Any kosher (and kosher for Passover) wine may be used for the Seder. However, if there is both white wine and red wine of equal quality available, it is preferable to use red wine, and indeed it is a special “mitzvah” to seek out red wine.
Why? Because in Jewish tradition, red wine is superior. This is seen in the verse “Look not after wine when it is red.”1
Even though the widespread custom is not to specifically seek out red wine for Shabbat and holiday Kiddush, we do so for the Passover Seder.2
Why is this night different from all the other nights?
Red Wine and Christian Hatred
Rabbi Yosef Caro (1488–1575 CE), who lived in the Holy Land while it was under Muslim rule, simply writes in the Code of Jewish Law that “it is a mitzvah to seek red wine.”3
However, for centuries, Jews living in Christendom would actually avoid red wine at the Seder because they feared doing anything that would give fodder to the hatemongers who peddled the false trope that Jews used the blood of Christian children in the baking of matzahs.
Known as “blood libels,” the first of which seems to have been in Norwich, England, in 1144, these incidents of mob action have frequently led to looting, rape and murder—and at times the decimation of entire Jewish communities.
Rabbi Schneur Zalman of Liadi (1745–1812) writes in his edition of the Code that, “in the present era, when it is common [for non-Jews] to instigate blood libels, the custom has become to refrain from taking red wine for Pesach.”
Far from historical anomalies, these massacres took place across Christian Europe right into the 20th century, culminating with the 1911 framing of Mendel Beilis in Czarist Russia. Accordingly, this caution continued for the duration of the 19th century, as seen in the Mishnah Berurah, which was published as late as the years 1884-1907.
Nowadays, however, since these concerns have subsided, the widespread practice is to use red wine at the Seder.

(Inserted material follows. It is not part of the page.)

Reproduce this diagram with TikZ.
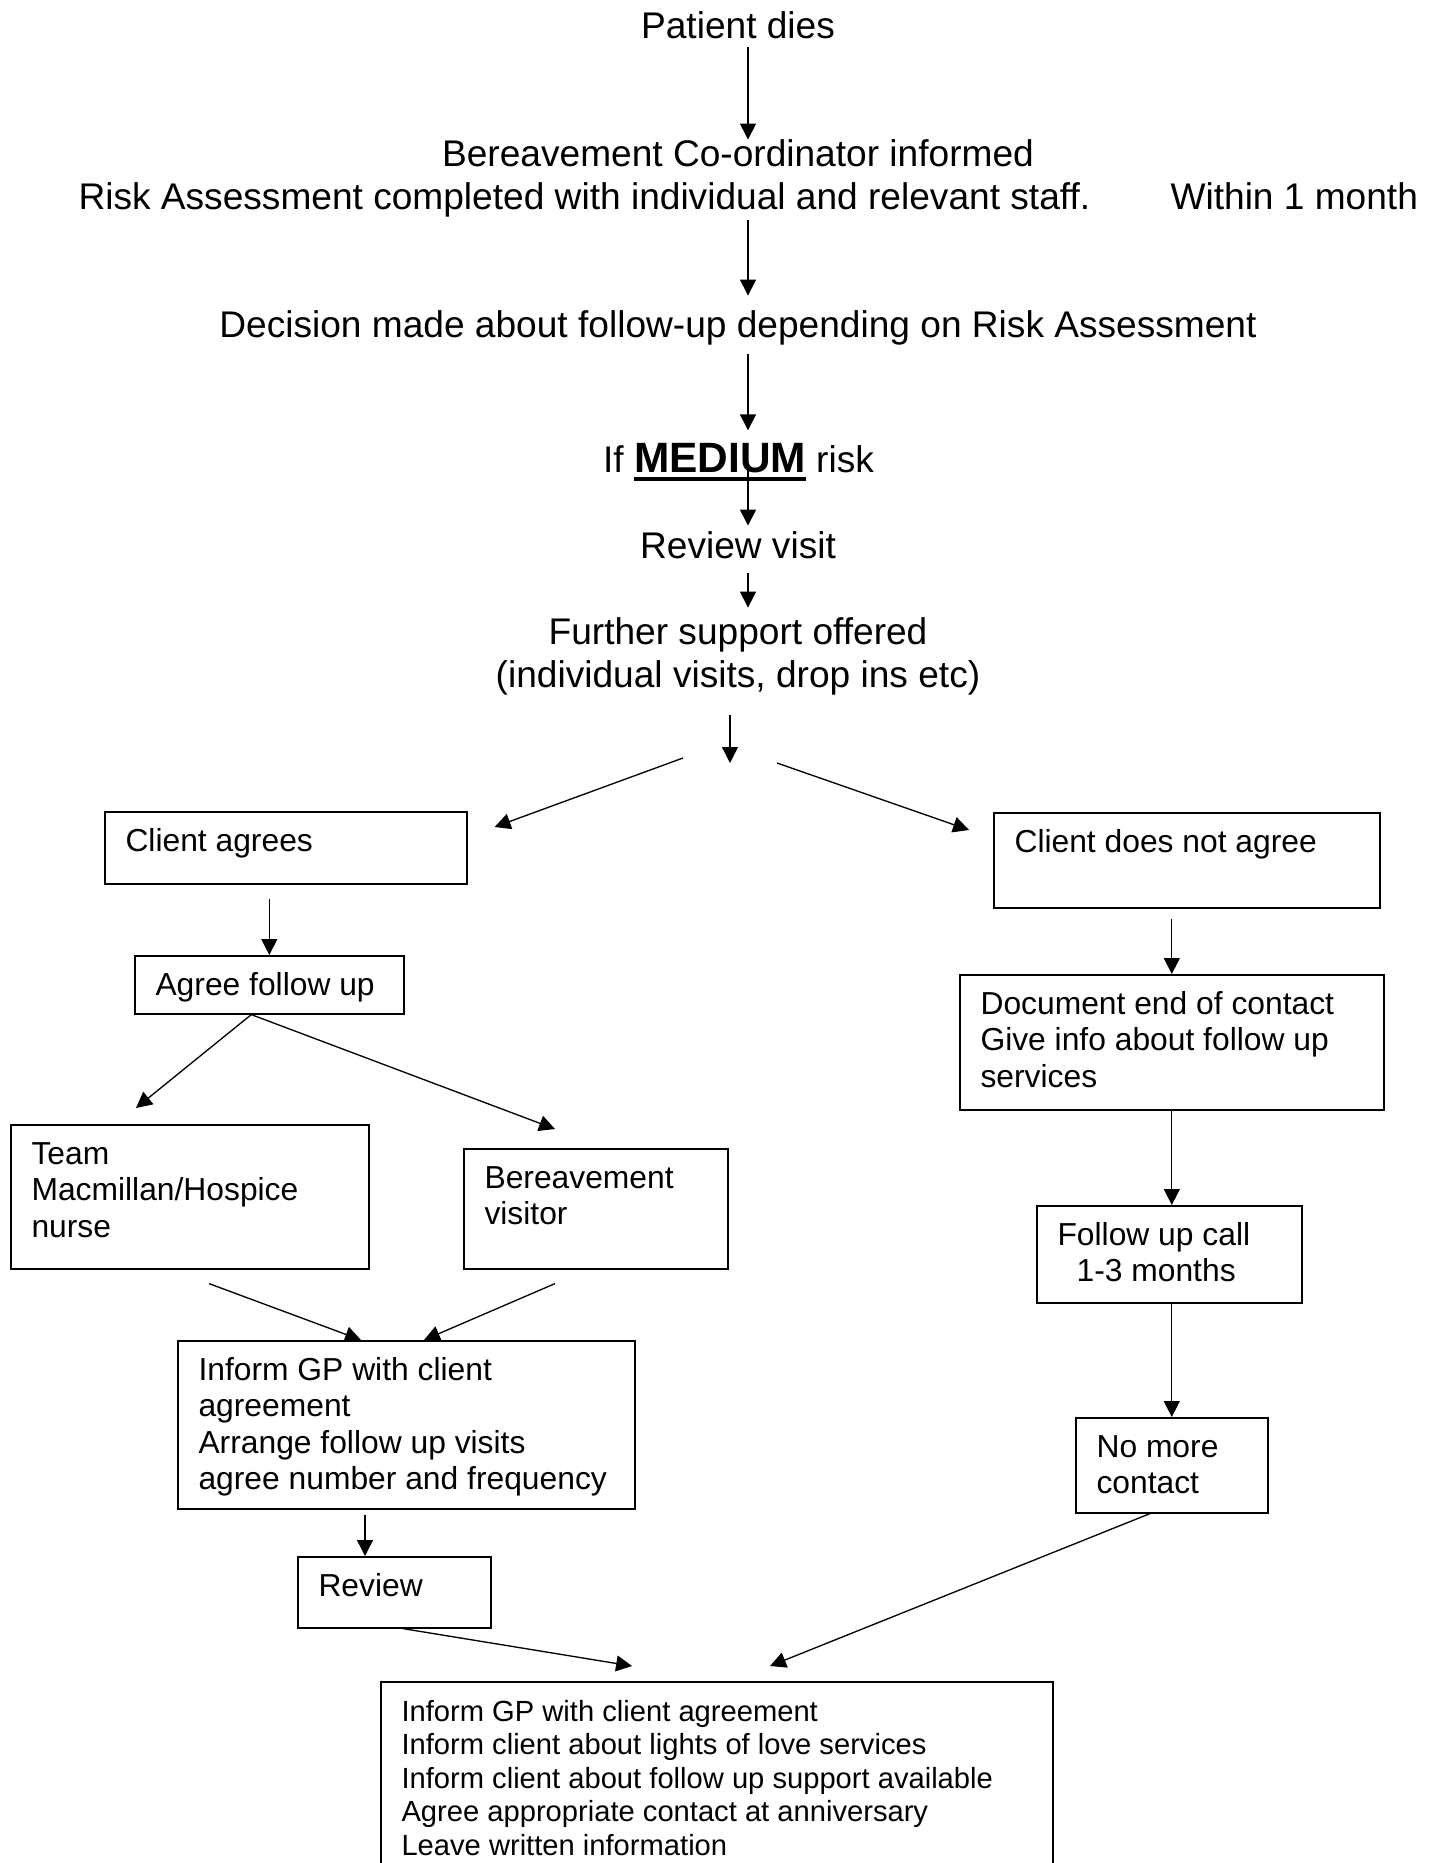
\documentclass[tikz,border=0pt]{standalone}
\usepackage{fontspec}
\setmainfont{Liberation Sans}
\usetikzlibrary{calc}
\usetikzlibrary{arrows.meta}

\def\px{0.37736pt}
\newcommand\lines[2][l]{\begin{tabular}[t]{@{}#1@{}}#2\end{tabular}}
\newcommand\heavyul[1]{\vtop{\hbox{#1}\kern1.5pt\hrule height 1.5pt}}
\newcommand\flowbox[6][boxtext]{
    \node[flow, minimum width={#4*\px}, minimum height={#5*\px}] (#2) at (#3) {};
    \node[#1] (#2-t) at ($(#2.north west) + (21,40)$) {\lines{#6}};
}

\begin{document}
\begin{tikzpicture}[
        x=\px, y=-\px,
        flow/.style={draw, line width=0.6pt, anchor=north west, inner sep=0pt},
        boxtext/.style={anchor=base west, inner sep=0pt, font=\fontsize{12}{13.8}\selectfont},
        smalltext/.style={boxtext, font=\fontsize{11}{12.65}\selectfont},
        maintext/.style={anchor=base, inner sep=0pt, font=\fontsize{14}{16.1}\selectfont},
        arr/.style={-{Triangle[length=6pt, width=6pt]}, line width=0.5pt}
    ]
    \useasboundingbox (0,0) rectangle (1436,1863);
    \coordinate (spine) at (748,0);

    \node[maintext] (dies) at (738,39) {Patient dies};
    \node[maintext] (informed) at (738,167) {Bereavement Co-ordinator informed};
    \node[maintext, anchor=base west] (risk) at (78,210) {Risk Assessment completed with individual and relevant staff.};
    \node[maintext, anchor=base west] (within) at (1170,210) {Within 1 month};
    \node[maintext] (decision) at (738,338) {Decision made about follow-up depending on Risk Assessment};
    \node[maintext] (medium) at (738.5,473) {If {\fontsize{16}{18}\selectfont\heavyul{\textbf{MEDIUM}}} risk};
    \node[maintext] (rvisit) at (738,559) {Review visit};
    \node[maintext] (support) at (738,645) {\lines[c]{Further support offered\\(individual visits, drop ins etc)}};

    \flowbox{agrees}{104,811}{362}{72}{Client agrees}
    \flowbox{disagree}{993,812}{386}{95}{Client does not agree}
    \flowbox{followup}{134,955}{269}{58}{Agree follow up}
    \flowbox{endnote}{959,974}{424}{135}{Document end of contact\\Give info about follow up\\services}
    \flowbox{team}{10,1124}{358}{144}{Team\\Macmillan/Hospice\\nurse}
    \flowbox{visitor}{463,1148}{264}{120}{Bereavement\\visitor}
    \flowbox{call}{1036,1205}{265}{97}{Follow up call\\\hspace*{7.2pt}1-3 months}
    \flowbox{gpinfo}{177,1340}{457}{168}{Inform GP with client\\agreement\\Arrange follow up visits\\agree number and frequency}
    \flowbox{nocontact}{1075,1417}{192}{95}{No more\\contact}
    \flowbox{review}{297,1556}{193}{71}{Review}
    \flowbox[smalltext]{final}{380,1681}{672}{200}{Inform GP with client agreement\\Inform client about lights of love services\\Inform client about follow up support available\\Agree appropriate contact at anniversary\\Leave written information}

    \draw[arr] ($(dies.south -| spine)+(0,7)$) -- (informed.north -| spine);
    \draw[arr] ($(risk.south -| spine)+(0,2)$) -- ($(decision.north -| spine)+(0,-15)$);
    \draw[arr] ($(decision.south -| spine)+(0,8)$) -- ($(medium.north -| spine)+(0,-13)$);
    \draw[arr] (medium.center -| spine) -- ($(rvisit.north -| spine)+(0,-6)$);
    \draw[arr] ($(rvisit.south -| spine)+(0,13)$) -- ($(support.north -| spine)+(0,-7)$);

    \coordinate (fork) at (730,763);
    \coordinate (splitL) at (683,758);
    \coordinate (splitR) at (777,763);
    \draw[arr] ($(support.south -| fork)+(0,14)$) -- (fork);
    \draw[arr] (splitL) -- ($(agrees.north east)+(27,16)$);
    \draw[arr] (splitR) -- ($(disagree.north west)+(-24,18)$);

    \draw[arr] ($(agrees.south -| followup.north)+(0,14)$) -- (followup.north);
    \coordinate (branch) at ($(followup.south)+(-18,0)$);
    \draw[arr] (branch) -- ($(team.north west)+(126,-16)$);
    \draw[arr] (branch) -- ($(visitor.north west)+(92,-19)$);
    \draw[arr] ($(team.south west)+(199,14)$) -- ($(gpinfo.north west)+(184,0)$);
    \draw[arr] ($(visitor.south west)+(92,14)$) -- ($(gpinfo.north west)+(247,0)$);
    \draw[arr] ($(gpinfo.south west)+(188,5)$) -- ($(review.north west)+(68,0)$);
    \draw[arr] ($(review.south west)+(106,0)$) -- ($(final.north west)+(252,-15)$);

    \draw[arr] ($(disagree.south -| endnote.north)+(0,10)$) -- (endnote.north);
    \draw[arr] (endnote.south) -- (endnote.south |- call.north);
    \draw[arr] (nocontact.north |- call.south) -- (nocontact.north);
    \draw[arr] ($(nocontact.south west)+(75,0)$) -- ($(final.north west)+(390,-15)$);
\end{tikzpicture}
\end{document}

That said, we can now learn why this is so:
Blood of Suffering
The primary symbolism behind red wine is indeed that it resembles blood. This recalls how (as told in the Midrash) Pharaoh would bathe in the blood of slaughtered Jewish children as a cure for his afflicted skin.4
Some add that it also evokes the first of the 10 plagues G‑d visited upon the Egyptians, the plague of Blood.5
Mitzvah Blood
Our sages relate that when it came time for G‑d to take the Jews out of Egypt, they had no mitzvahs in whose merit they deserved to be redeemed, as the verse states, “But you were naked and bare.”6 Therefore, G‑d gave them two mitzvahs: the circumcision of all males, followed by the Paschal lamb. The red wine commemorates these two mitzvahs, whose blood mingled together, and through which we merited to be redeemed from Egypt.7
The blood of the lamb was also smeared on the doorposts of our ancestors’ homes to protect them during the Death of the Firstborn. The red Seder wine is thus an expression of our prayer that G‑d continue to protect us.8
Red for Redemption
As we celebrate the Exodus from Egypt, our thoughts also turn to the final Redemption yet to come. Isaiah declares that on that day we will ask: “Who is this coming from Edom in crimsoned garments . . . Why is Your clothing red, and your attire like [that of] one who trod in a wine press?”9 Thus, the red wine also symbolizes the Divine Judgment that G‑d will pour upon those who persecuted His nation.10 This will usher in the time about which the prophet proclaims “they will beat their swords into plowshares11 ” and universal peace will finally reign. May it be speedily in our days. Amen!